Rawson ran for election to the seat as a Republican in November 2024 and lost.
Lawsuit filed
After Rawson was appointed, Diercks and Holst submitted records requests for the names of all the applicants for the supervisor’s seat.
Cusack responded with the names of applicants who did not request confidentiality but declined to provide the names of those who had requested their application be kept private, citing several court cases.
Diercks and Holst sued in district court. A judge ruled against them, saying an exemption to Iowa’s open records laws applied and cited the case of Sioux City v. Greater Sioux City Press Club, which determined employment applications for a vacant city manager position were exempt from disclosure.
Diercks and Holst appealed that ruling to the Iowa Supreme Court.
Justices: Applicants not deterred
The Supreme Court’s majority opinion stated in its analysis that, unlike the Sioux City case, Scott County only promised confidentiality after applications were submitted.
The majority opinion examined an exemption to the state open records law, which states communications from people outside government are confidential if the government “could reasonably believe that those persons would be discouraged from making them to that government body if they were available for general public examination.”

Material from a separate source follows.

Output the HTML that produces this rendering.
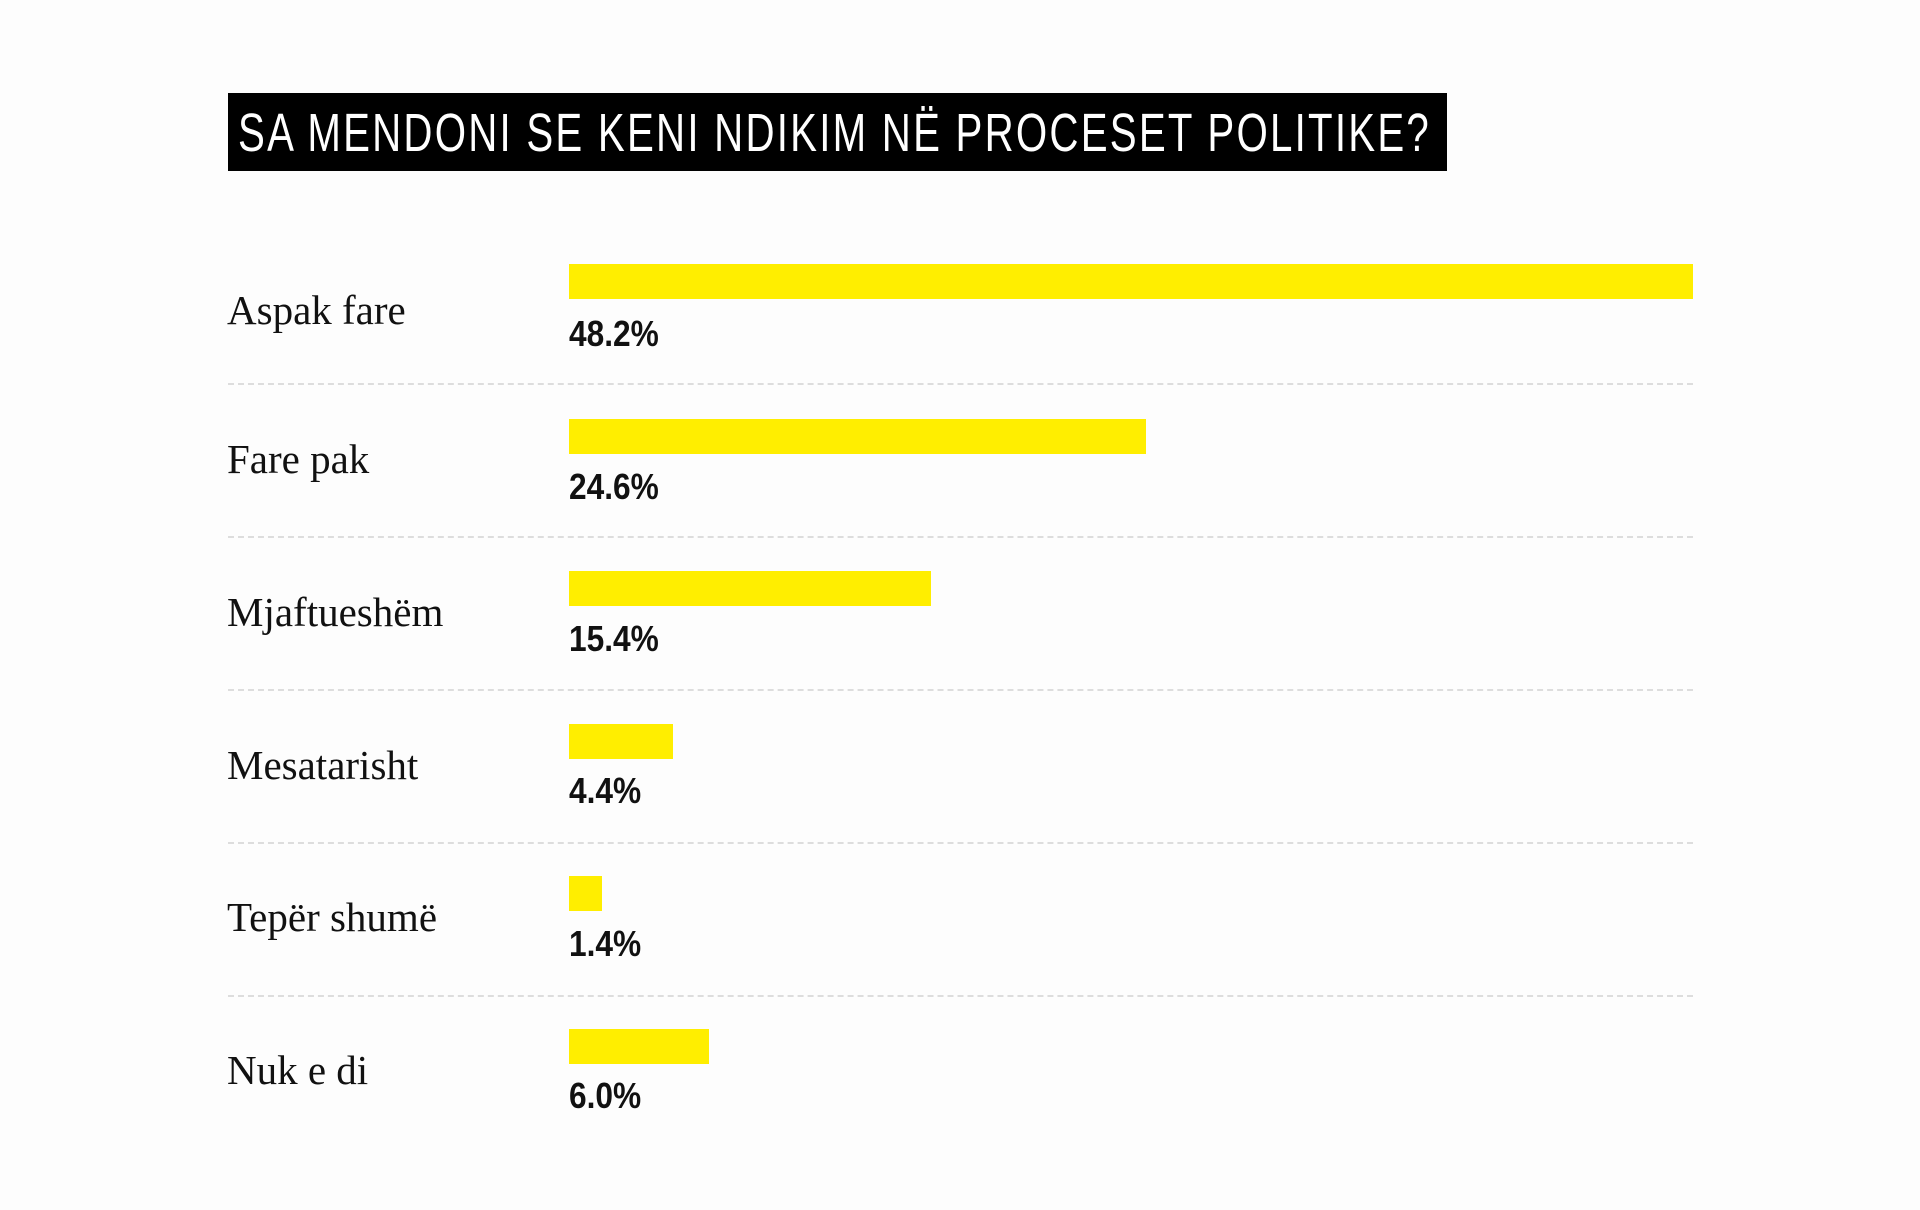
<!DOCTYPE html>
<html><head><meta charset="utf-8"><style>
body{margin:0;width:1920px;height:1210px;background:#fdfdfd;position:relative;overflow:hidden}
.tb{position:absolute;left:228px;top:93px;width:1219px;height:78px;background:#000}
.t{position:absolute;left:238px;top:93px;color:#fff;font-family:"Liberation Sans",sans-serif;font-size:54px;line-height:80px;letter-spacing:3px;white-space:nowrap;transform:scaleX(0.745);transform-origin:0 0}
.b{position:absolute;left:569px;height:35px;background:#ffee00}
.c{position:absolute;left:227px;font-family:"Liberation Serif",serif;font-size:41px;color:#111}
.p{position:absolute;left:569px;font-family:"Liberation Sans",sans-serif;font-weight:bold;font-size:36px;color:#111;transform:scaleX(0.88);transform-origin:0 0}
.d{position:absolute;left:228px;width:1465px;border-top:2px dashed #ddd}
</style></head><body>
<div class="tb"></div>
<div class="t">SA MENDONI SE KENI NDIKIM NË PROCESET POLITIKE?</div>

<div class="c" style="top:286px">Aspak fare</div>
<div class="b" style="top:264px;width:1124px"></div>
<div class="p" style="top:313px">48.2%</div>
<div class="d" style="top:383px"></div>

<div class="c" style="top:435px">Fare pak</div>
<div class="b" style="top:419px;width:577px"></div>
<div class="p" style="top:466px">24.6%</div>
<div class="d" style="top:536px"></div>

<div class="c" style="top:588px">Mjaftueshëm</div>
<div class="b" style="top:571px;width:362px"></div>
<div class="p" style="top:618px">15.4%</div>
<div class="d" style="top:689px"></div>

<div class="c" style="top:741px">Mesatarisht</div>
<div class="b" style="top:724px;width:104px"></div>
<div class="p" style="top:770px">4.4%</div>
<div class="d" style="top:842px"></div>

<div class="c" style="top:893px">Tepër shumë</div>
<div class="b" style="top:876px;width:33px"></div>
<div class="p" style="top:923px">1.4%</div>
<div class="d" style="top:995px"></div>

<div class="c" style="top:1046px">Nuk e di</div>
<div class="b" style="top:1029px;width:140px"></div>
<div class="p" style="top:1075px">6.0%</div>
</body></html>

Scott County, Christensen wrote, did not meet its burden to prove that Tompkins could have reasonably believed that making the applications publicly available would have deterred people from submitting.
“The fact that twenty-seven candidates applied without a promise of confidentiality suggests that the prospect of disclosure did not in fact deter people from submitting applications,” the majority opinion’s ruling states.
The ruling stated, too, that the supervisor’s position is by nature more public than unelected county employees.
“Supervisors are not just public officials, they are elected officials, elected biennially by the voters of Scott County to serve four-year terms,” the ruling states.